Your goal ->
Filter the data for lines with the word "this", then copy every line so identified.

Source code of charts:
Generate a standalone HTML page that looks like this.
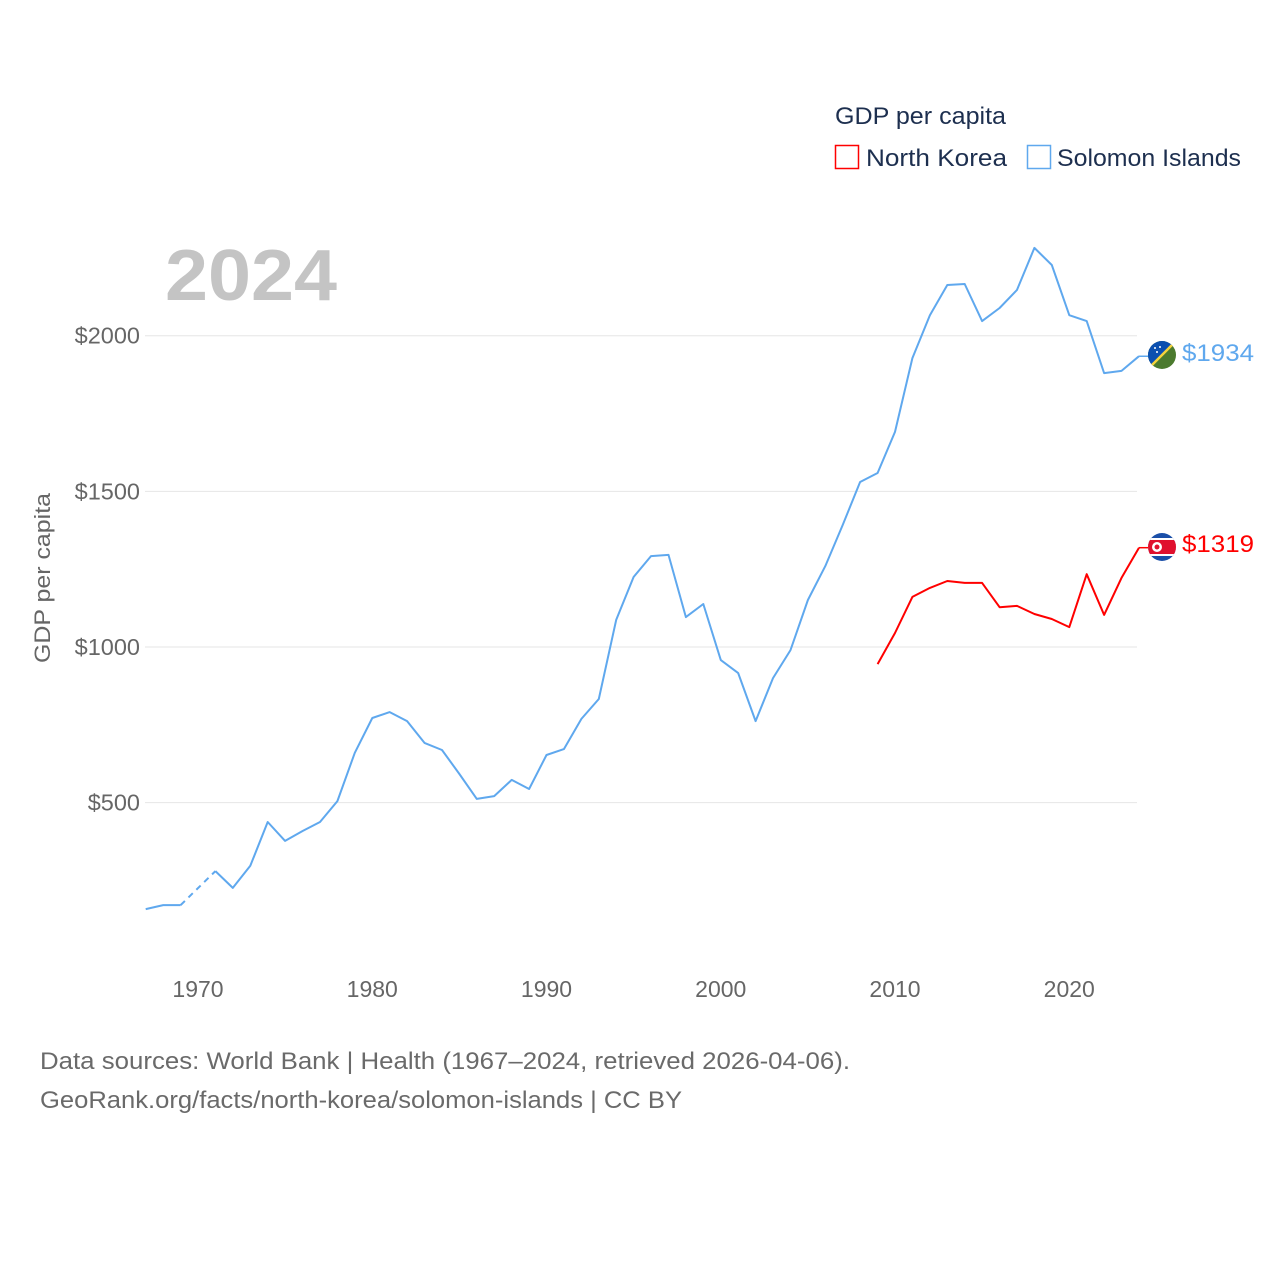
<!DOCTYPE html>
<html><head><meta charset="utf-8">
<style>
html,body{margin:0;padding:0;background:#fff;width:1280px;height:1280px;overflow:hidden;font-family:"Liberation Sans",sans-serif;}
svg text{font-family:"Liberation Sans",sans-serif;}
</style></head>
<body>
<svg id="chart" width="1280" height="1280">
  <text x="835" y="124" font-size="24" fill="#1d2f4f" textLength="171" lengthAdjust="spacingAndGlyphs">GDP per capita</text>
  <g>
    <rect x="835.5" y="145.5" width="23" height="23" fill="none" stroke="#ff0000" stroke-width="1.5"/>
    <text x="866" y="166" font-size="24" fill="#1d2f4f" textLength="141" lengthAdjust="spacingAndGlyphs">North Korea</text>
  </g>
  <g>
    <rect x="1027.5" y="145.5" width="23" height="23" fill="none" stroke="#5fa8ee" stroke-width="1.5"/>
    <text x="1057" y="166" font-size="24" fill="#1d2f4f" textLength="184" lengthAdjust="spacingAndGlyphs">Solomon Islands</text>
  </g>
  <text x="165" y="300" font-size="72" font-weight="bold" fill="#c4c4c4" textLength="172" lengthAdjust="spacingAndGlyphs">2024</text>
  <g id="grid"></g>
  <g id="yticks"></g>
  <g id="xticks"></g>
  <text transform="translate(50,578) rotate(-90)" text-anchor="middle" font-size="22" fill="#666" textLength="170" lengthAdjust="spacingAndGlyphs">GDP per capita</text>
  <g id="series"></g>
  <g>
    <clipPath id="cs"><circle cx="1162" cy="355" r="14"/></clipPath>
    <g clip-path="url(#cs)">
      <rect x="1148" y="341" width="28" height="28" fill="#4b7a2e"/>
      <polygon points="1148,341 1176,341 1148,369" fill="#0b4fb0"/>
      <line x1="1176" y1="341" x2="1148" y2="369" stroke="#f5d33c" stroke-width="2.5"/>
      <circle cx="1155" cy="348" r="1" fill="#fff"/><circle cx="1160" cy="347" r="1" fill="#fff"/><circle cx="1157" cy="352" r="1" fill="#fff"/>
    </g>
  </g>
  <g>
    <clipPath id="ck"><circle cx="1162" cy="547" r="14"/></clipPath>
    <g clip-path="url(#ck)">
      <rect x="1148" y="533" width="28" height="28" fill="#1a4fa8"/>
      <rect x="1148" y="538" width="28" height="18" fill="#fff"/>
      <rect x="1148" y="540" width="28" height="14" fill="#e0102e"/>
      <circle cx="1157" cy="547" r="5" fill="#fff"/>
      <circle cx="1157" cy="547" r="2.5" fill="#e0102e"/>
    </g>
  </g>
  <text x="1182" y="361" font-size="24" fill="#5fa8ee" textLength="72" lengthAdjust="spacingAndGlyphs">$1934</text>
  <text x="1182" y="552" font-size="24" fill="#ff0000" textLength="72" lengthAdjust="spacingAndGlyphs">$1319</text>
  <text x="40" y="1069" font-size="24" fill="#6a6a6a" textLength="810" lengthAdjust="spacingAndGlyphs">Data sources: World Bank | Health (1967–2024, retrieved 2026-04-06).</text>
  <text x="40" y="1108" font-size="24" fill="#6a6a6a" textLength="642" lengthAdjust="spacingAndGlyphs">GeoRank.org/facts/north-korea/solomon-islands | CC BY</text>
</svg>
<script>
const yTicks = [500, 1000, 1500, 2000];
const xTicks = [1970, 1980, 1990, 2000, 2010, 2020];
const solomonYears = [1967,1968,1969,1971,1972,1973,1974,1975,1976,1977,1978,1979,1980,1981,1982,1983,1984,1985,1986,1987,1988,1989,1990,1991,1992,1993,1994,1995,1996,1997,1998,1999,2000,2001,2002,2003,2004,2005,2006,2007,2008,2009,2010,2011,2012,2013,2014,2015,2016,2017,2018,2019,2020,2021,2022,2023,2024];
const solomonValues = [158,171,171,280,226,297,438,377,409,438,505,660,772,791,762,692,669,592,512,521,573,544,653,672,769,833,1087,1225,1292,1296,1096,1138,958,916,762,900,990,1151,1260,1392,1530,1559,1691,1928,2066,2163,2166,2047,2089,2147,2282,2227,2066,2047,1880,1887,1934];
const nkYears = [2009,2010,2011,2012,2013,2014,2015,2016,2017,2018,2019,2020,2021,2022,2023,2024];
const nkValues = [945,1045,1161,1190,1212,1206,1206,1128,1132,1106,1090,1064,1234,1103,1222,1319];

const NS='http://www.w3.org/2000/svg';
const xs = yr => 198 + (yr-1970)*17.425;
const ys = v => 647 - (v-1000)*0.3113;
function mk(tag, attrs, parent){const e=document.createElementNS(NS,tag);for(const k in attrs)e.setAttribute(k,attrs[k]);parent.appendChild(e);return e;}
const grid=document.getElementById('grid'), yt=document.getElementById('yticks'), xt=document.getElementById('xticks'), ser=document.getElementById('series');
yTicks.forEach(v=>{
  const l=mk('line',{x1:145,x2:1137,y1:ys(v),y2:ys(v),stroke:'#e6e6e6','stroke-width':1},grid);
  
  
  const t=mk('text',{x:140,y:ys(v)+8,'text-anchor':'end','font-size':23.5,fill:'#666'},yt);
  t.textContent='$'+v;
  
  
});
xTicks.forEach(yr=>{
  const t=mk('text',{x:xs(yr),y:997,'text-anchor':'middle','font-size':23,fill:'#666'},xt);
  t.textContent=yr;
  
  
});
function drawSeries(years, vals, color, name){
  let segs=[[0]];
  for(let i=1;i<years.length;i++){
    if(years[i]-years[i-1]>1){segs.push([i-1,i,'gap']);segs.push([i]);}
    else segs[segs.length-1].push(i);
  }
  segs.forEach(s=>{
    const gap=s[2]==='gap';
    const idx=gap?[s[0],s[1]]:s;
    const d=idx.map((i,k)=>(k?'L':'M')+xs(years[i]).toFixed(1)+','+ys(vals[i]).toFixed(1)).join(' ');
    const p=mk('path',{d:d,fill:'none',stroke:color,'stroke-width':2,'stroke-linejoin':'round'},ser);
    if(gap)p.setAttribute('stroke-dasharray','6,5');
    
    
  });
  const last=vals.length-1;
  const c=mk('path',{d:'M'+xs(years[last])+','+ys(vals[last])+' L1148,'+ys(vals[last]),fill:'none',stroke:color,'stroke-width':1.5},ser);
  
  
}
drawSeries(solomonYears, solomonValues, '#5fa8ee', 'solomon-islands');
drawSeries(nkYears, nkValues, '#ff0000', 'north-korea');
</script>
</body></html>
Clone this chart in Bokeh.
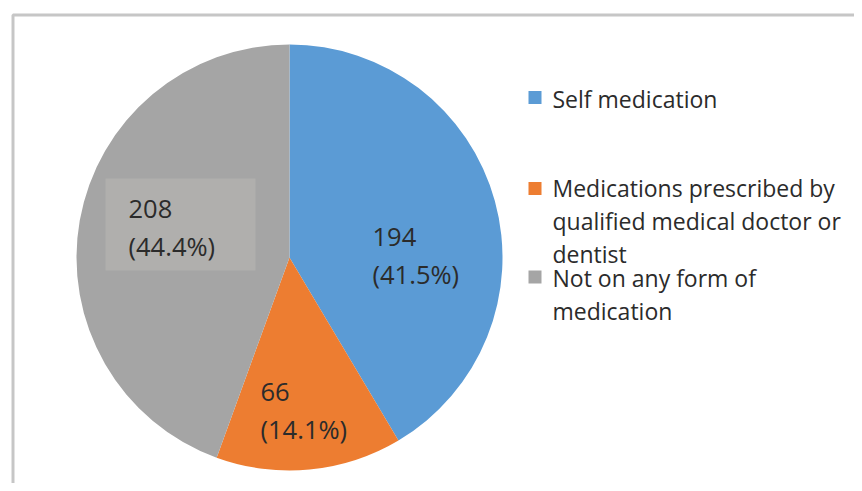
import numpy as np
from bokeh.plotting import figure
from bokeh.models import Range1d, ColumnDataSource
from bokeh.core.properties import value
from bokeh.embed import file_html
from bokeh.resources import INLINE

# ---- data ----
categories = ["Self medication",
              "Medications prescribed by\nqualified medical doctor or\ndentist",
              "Not on any form of\nmedication"]
counts = [194, 66, 208]
colors = ["#5B9BD5", "#ED7D31", "#A5A5A5"]

# ---- layout ----
W, H = 854, 483
FONT = "Open Sans"
TXT = "#2b2b2b"

p = figure(width=W, height=H, output_backend="svg", toolbar_location=None,
           x_range=Range1d(0, W), y_range=Range1d(0, H), min_border=0)
p.axis.visible = False
p.grid.visible = False
p.outline_line_color = None
p.background_fill_color = "white"
p.border_fill_color = "white"

# outer chart frame (left and top edges visible)
p.line(x=[12.5, 12.5, W + 20], y=[-20, 468.5, 468.5], line_color="#c6c6c6", line_width=3)

# ---- pie ----
cx, cy, r = 289, 226, 213
vals = np.array(counts, dtype=float)
frac = vals / vals.sum()
ends = np.pi / 2 - 2 * np.pi * np.cumsum(frac)
starts = np.concatenate([[np.pi / 2], ends[:-1]])
src = ColumnDataSource(dict(start=starts, end=ends, color=colors, cat=categories))
p.wedge(x=cx, y=cy, radius=r, start_angle="start", end_angle="end",
        direction="clock", fill_color="color", line_color=None, source=src)

# data labels
labels = [f"{c}\n({f * 100:.1f}%)" for c, f in zip(counts, frac)]
lab_x = [372, 260, 128]
lab_y = [228.5, 73.5, 256.5]
lab_fs = 25.5
# shaded label box for the grey slice
p.quad(left=[105], right=[255], bottom=[213], top=[305], fill_color="#b0afad", line_color=None)
p.text(x=lab_x, y=lab_y, text=labels, text_font=value(FONT), text_font_size=f"{lab_fs}px",
       text_color=TXT, text_align="left", text_baseline="middle",
       text_line_height=37 / (lab_fs * 1.30))

# ---- legend ----
leg_sq_x = 534.5
leg_first_line_y = [385, 294, 205]
line_h = 31.5
font_leg = 23
p.scatter(x=[leg_sq_x] * 3, y=[386, 295, 206.5], marker="square", size=13,
          fill_color=colors, line_color=None)
nlines = [c.count("\n") + 1 for c in categories]
leg_y = [y0 - (n - 1) * line_h / 2 for y0, n in zip(leg_first_line_y, nlines)]
p.text(x=[552] * 3, y=leg_y, text=categories, text_font=value(FONT),
       text_font_size=f"{font_leg}px", text_color=TXT, text_align="left",
       text_baseline="middle", text_line_height=line_h / (font_leg * 1.33))

open("out.html", "w").write(file_html(p, INLINE))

Problem solution ->
Generate a standalone HTML page that looks like this.
Clone this chart in Bokeh.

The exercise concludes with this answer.